It's never gonna happen unless I do it now

So one thing that's been hanging around in my mailbox for (checks mailbox) good God, three weeks now is an exchange I had with Jess Males (aka Hefeweizen on IRC, which is a damn good name). He wrote to me about my Infrastructure Code Testing BoF, and asked:

I don't see notes to this effect, so I'll ask: what's the difference between monitoning and test-driven infrastructure? Monitoring started as a way to tell us that the infrastructure we need is available and operating as expected. Test-driven infrastructure serves the role of verifying that the environment we're describing (in code) is being implemented, and thus, operating as expected. Those sound awfully similar to me. Is there a nuance that flies over my head?

Before I insert my uninformed opinions, I'll point you to an excellent article from this year's SysAdvent by Yvonne Lam called How To Talk About Monitors, Tests, and Diagnostics. But if you're still interested, here goes...

First, often (though not always) it's a pain in the ass to point already-existing monitoring at possibly ephemeral VMs, dev machines and the like. Just think of the pain involved in adding a new machine + a bunch of services AND remembering to disable alerts while you do so. Not to say it can't be done, just that it's a source of friction, which means it's less likely to be done.

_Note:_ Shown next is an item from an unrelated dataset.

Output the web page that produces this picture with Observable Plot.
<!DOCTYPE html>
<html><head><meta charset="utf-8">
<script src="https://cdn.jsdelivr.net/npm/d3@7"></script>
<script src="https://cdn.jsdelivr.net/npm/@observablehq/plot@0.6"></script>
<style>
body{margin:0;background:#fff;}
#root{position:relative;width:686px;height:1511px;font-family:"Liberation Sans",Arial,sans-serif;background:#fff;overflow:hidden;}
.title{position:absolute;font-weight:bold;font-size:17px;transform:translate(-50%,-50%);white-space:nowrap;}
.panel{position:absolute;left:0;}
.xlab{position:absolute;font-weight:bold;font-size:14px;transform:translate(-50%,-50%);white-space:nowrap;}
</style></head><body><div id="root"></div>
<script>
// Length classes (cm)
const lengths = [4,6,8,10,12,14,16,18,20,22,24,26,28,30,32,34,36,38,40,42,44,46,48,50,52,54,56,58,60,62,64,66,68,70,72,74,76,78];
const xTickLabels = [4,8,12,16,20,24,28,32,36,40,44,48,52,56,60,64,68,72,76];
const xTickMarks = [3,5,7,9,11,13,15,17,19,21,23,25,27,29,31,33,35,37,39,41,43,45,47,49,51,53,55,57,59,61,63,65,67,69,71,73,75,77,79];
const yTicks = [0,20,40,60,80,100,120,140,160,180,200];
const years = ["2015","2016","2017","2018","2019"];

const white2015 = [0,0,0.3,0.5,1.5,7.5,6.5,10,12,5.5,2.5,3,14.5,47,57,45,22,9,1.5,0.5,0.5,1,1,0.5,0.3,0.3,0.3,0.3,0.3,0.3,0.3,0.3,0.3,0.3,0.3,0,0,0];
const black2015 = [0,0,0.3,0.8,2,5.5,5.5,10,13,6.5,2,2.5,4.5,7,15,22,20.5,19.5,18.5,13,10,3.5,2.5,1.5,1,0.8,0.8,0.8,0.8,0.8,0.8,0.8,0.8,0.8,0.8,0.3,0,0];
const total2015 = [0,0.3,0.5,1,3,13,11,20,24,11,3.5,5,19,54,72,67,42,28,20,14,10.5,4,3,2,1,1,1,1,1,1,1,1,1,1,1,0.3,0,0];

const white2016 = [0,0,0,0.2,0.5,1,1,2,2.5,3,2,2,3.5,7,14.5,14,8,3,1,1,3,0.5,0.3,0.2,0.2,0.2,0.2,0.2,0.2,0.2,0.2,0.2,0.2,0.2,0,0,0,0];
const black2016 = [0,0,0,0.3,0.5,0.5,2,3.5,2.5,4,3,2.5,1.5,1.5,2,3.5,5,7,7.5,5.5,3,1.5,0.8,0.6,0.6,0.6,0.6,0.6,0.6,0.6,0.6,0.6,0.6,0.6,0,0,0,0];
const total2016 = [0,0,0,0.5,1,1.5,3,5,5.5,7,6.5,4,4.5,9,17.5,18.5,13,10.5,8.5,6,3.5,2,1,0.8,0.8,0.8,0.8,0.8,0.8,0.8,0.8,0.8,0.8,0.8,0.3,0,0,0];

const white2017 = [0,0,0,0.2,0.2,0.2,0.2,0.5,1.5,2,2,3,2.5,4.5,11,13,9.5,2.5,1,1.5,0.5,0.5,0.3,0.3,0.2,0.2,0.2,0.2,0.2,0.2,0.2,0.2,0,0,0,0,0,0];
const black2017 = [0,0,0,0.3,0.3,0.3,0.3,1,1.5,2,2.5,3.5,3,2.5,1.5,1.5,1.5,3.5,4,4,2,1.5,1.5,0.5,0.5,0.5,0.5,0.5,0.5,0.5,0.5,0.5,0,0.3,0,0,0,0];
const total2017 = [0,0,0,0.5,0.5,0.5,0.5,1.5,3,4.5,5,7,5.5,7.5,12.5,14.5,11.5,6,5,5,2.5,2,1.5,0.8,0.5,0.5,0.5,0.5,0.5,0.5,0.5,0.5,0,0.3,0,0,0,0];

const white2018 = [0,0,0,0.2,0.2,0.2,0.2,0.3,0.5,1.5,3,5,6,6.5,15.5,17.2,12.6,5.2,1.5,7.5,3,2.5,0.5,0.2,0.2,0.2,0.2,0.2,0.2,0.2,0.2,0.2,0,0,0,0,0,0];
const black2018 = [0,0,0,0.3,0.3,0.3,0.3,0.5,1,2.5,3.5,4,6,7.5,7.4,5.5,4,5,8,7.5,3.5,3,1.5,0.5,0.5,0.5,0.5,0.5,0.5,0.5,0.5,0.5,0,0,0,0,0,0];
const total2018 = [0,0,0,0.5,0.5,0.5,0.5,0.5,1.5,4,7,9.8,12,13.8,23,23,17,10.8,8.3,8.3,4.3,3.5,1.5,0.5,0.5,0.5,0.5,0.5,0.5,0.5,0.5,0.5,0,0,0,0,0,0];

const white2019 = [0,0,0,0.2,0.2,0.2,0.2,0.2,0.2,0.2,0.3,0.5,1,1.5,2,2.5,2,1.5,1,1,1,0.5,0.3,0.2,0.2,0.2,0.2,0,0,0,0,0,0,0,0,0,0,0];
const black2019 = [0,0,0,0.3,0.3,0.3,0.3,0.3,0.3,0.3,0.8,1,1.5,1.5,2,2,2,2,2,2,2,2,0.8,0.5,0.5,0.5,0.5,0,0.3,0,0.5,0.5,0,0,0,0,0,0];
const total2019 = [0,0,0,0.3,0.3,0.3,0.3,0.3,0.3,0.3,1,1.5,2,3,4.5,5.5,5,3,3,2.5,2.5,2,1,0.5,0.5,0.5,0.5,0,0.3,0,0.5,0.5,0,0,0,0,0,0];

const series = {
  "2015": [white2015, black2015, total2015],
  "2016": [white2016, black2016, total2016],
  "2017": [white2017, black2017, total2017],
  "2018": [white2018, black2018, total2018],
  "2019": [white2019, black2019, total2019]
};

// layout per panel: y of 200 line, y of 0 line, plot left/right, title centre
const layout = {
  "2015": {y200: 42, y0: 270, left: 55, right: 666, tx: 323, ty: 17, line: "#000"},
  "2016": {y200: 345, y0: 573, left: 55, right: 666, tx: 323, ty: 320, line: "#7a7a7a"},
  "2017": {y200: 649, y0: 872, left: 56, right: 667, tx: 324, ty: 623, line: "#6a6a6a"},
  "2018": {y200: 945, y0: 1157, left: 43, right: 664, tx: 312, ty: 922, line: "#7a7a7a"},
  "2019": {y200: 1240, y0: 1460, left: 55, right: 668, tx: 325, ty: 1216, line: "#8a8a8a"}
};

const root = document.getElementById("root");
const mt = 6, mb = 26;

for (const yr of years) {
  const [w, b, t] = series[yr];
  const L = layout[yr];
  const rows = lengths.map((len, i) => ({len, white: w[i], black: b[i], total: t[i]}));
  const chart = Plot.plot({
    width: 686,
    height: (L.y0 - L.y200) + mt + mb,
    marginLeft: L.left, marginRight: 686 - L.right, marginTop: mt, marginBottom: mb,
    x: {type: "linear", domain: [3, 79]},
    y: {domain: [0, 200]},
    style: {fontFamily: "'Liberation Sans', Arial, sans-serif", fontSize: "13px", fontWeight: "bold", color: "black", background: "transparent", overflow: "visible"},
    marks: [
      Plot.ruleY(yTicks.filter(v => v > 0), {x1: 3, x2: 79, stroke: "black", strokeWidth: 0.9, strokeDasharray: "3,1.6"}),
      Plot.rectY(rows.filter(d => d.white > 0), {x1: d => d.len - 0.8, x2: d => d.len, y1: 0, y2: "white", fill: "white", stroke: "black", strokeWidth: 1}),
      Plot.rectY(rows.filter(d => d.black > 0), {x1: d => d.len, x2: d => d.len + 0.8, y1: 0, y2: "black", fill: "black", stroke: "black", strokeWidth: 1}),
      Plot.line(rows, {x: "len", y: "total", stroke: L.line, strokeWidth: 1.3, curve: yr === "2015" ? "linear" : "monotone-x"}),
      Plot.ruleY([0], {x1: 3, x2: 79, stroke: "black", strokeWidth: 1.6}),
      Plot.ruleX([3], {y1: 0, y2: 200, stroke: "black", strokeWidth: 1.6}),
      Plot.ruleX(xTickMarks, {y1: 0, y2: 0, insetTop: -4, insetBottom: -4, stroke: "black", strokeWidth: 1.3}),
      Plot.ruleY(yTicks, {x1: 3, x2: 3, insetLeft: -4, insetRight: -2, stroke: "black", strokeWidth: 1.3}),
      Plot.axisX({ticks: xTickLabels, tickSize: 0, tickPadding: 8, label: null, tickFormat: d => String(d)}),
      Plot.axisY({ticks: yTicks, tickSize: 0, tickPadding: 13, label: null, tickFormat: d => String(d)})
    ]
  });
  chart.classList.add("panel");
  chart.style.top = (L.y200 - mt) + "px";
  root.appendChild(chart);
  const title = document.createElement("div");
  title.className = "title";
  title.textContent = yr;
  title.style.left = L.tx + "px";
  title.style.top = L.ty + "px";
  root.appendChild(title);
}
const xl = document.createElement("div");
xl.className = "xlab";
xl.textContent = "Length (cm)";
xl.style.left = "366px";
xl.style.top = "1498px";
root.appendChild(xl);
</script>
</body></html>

Second, there are often times when we're building something new, and we don't have already-existing monitoring to point at it. Case in point: I recently set up RabbitMQ at work; this was new to us, and I was completely unfamiliar with it. The tests I added can go on to form the basis of new monitoring, but they emerged from my desire to get familiar with them.

Third, these tests were also about getting familiar with RabbitMQ (and Puppet, which is new to me), and doubtless there are some things in there that will not be needed for monitoring. These are valuable to have in testing, but don't always need to be kept around.

I fully stipulate that monitoring, as often implemented, falls woefully short of our ideal. More often than not, monitoring is a ping check or a port check. Our test driven environment should check for page load times or members behind a load-balancer, or &c. If what we really want are better, more accurate environment measuring, then know there's a refreshing reimagination of monitoring with #monitoringlove. If they're already marching in our direction, let's join ranks.

True story. I've shot myself in the foot more times than I care to remember by, for example, testing that port 80's open without checking the content coming back.

Now that I've said this, I think I start to answer my own question of TDI (test-driven infrastructure) vs monitoring. I begin to see these points: write the tests first (duh, devs have been saying this for years), and better test (monitoring artifacts) generation (ideally, automatic).

Test first: yes, particularly when starting with a new technology (see above re: RabbitMQ). Also, in theory you can rip stuff out and try something else in its place (think nginx vs Apache); if the tests still pass, you're golden. Still missing: Better test generation. jI'd love something that ate serverspec tests and spat out Nagios configs; even as a first draft of the tests, it'd be valuable.